Gold Investors Will Have To Watch Ukraine Closely

Kiev-Ukraine (Aug 16)  The Ukraine-Russia crisis is drawing down. Gold bugs take note.

In some respects, the Ukraine variable appears to be improving, particularly after this mornings Interfax report citing European Union Ambassador to Moscow Vygaudas Usackas repeating word that Brussels is ready to cancel sanctions on Russia if the situation in Eastern Ukraine stabilized.

“When clear results in terms of stabilizing the situation in eastern Ukraine appear…the E.U. will be ready to consider the issue of cancelling the sanctions,” Usackas was quoted saying.

This is no surprise, but the more the market hears this the better.  Back channel dialogue between Russia and counterparts in the E.U., primarily Germany, which is dependent on Russian natural gas imports, have been working on brokering a deal to put an end to civil unrest.  The West believes Russia is fomenting a civil war in order to make the new pro-West Ukrainian government look incompetent.   Russia’s government claims it is not funding pro-Russia separatists in Ukraine, but Washington and Brussels think otherwise.

Moreover, European leaders may be willing to hand Russia the former Ukrainian peninsula of Crimea, which it annexed on March 17 following a vote by the autonomous region to secede from Ukraine.  Such a move would be dependent on Russia’s ability to put a swift end to fighting in Ukraine cities near its border.
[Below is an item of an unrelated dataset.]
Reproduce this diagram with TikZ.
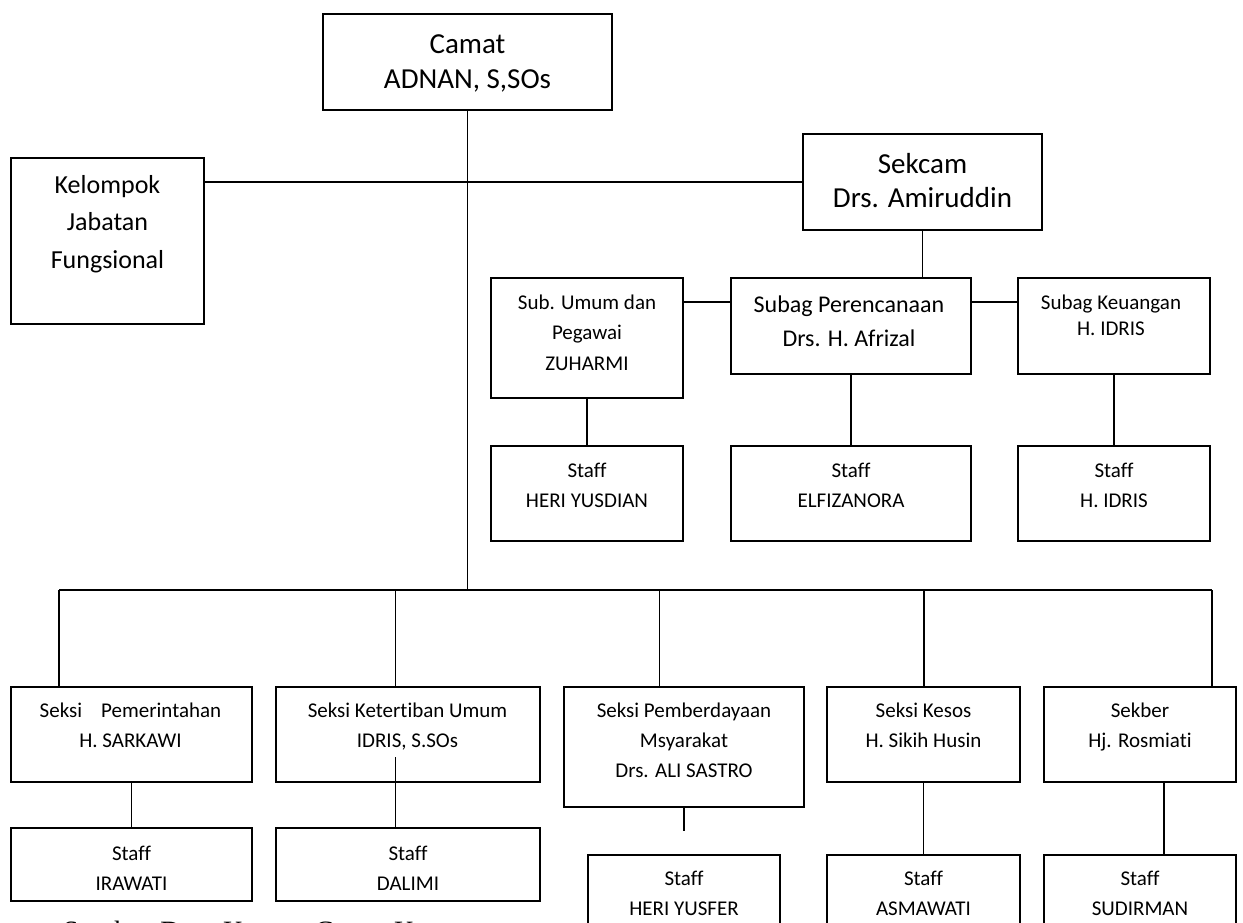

Washington has said that it was moving in lockstep with Brussels on sanctions and is unlikely to challenge it with regards to Crimea.

The Ukraine-Russia fiasco mostly effects Russian securities. But it also affects gold prices.

When the Interfax headline crossed the news wires at 07:57 EST, it immediately led to a nearly $20 decline in gold from $1310 to $1290.

Usackas’ statement follows growing evidence that E.U. members are concerned about the economic impact sanctions will have on their own economies. Russia recently banned food imports from there.

Hungary’s Prime Minister Victor Orban said last week that the sanctions policy “causes more harm to us than to Russia.”

European leaders are trying to persuade countries within their sphere of influence, mainly Turkey and Egypt, to avoid exporting food items to Russia.  Clearly, European agribusiness does not want to lose long term relationships with the Russians. But Russia is already moving on, mainly to Brazil and New Zealand, for animal proteins once supplied by European companies.  After all, Russians still have to eat. The long-term economic effect of existing sanctions are a concern in corporate boardrooms across Europe.

Europe has always been divided into different camps over sanctions, notes a Reuters dispatch from Wednesday. Britain, France, Poland, Sweden and the Baltics are in the hawkish camp, while countries such as Greece, Bulgaria and Austria are more reluctant to sanction.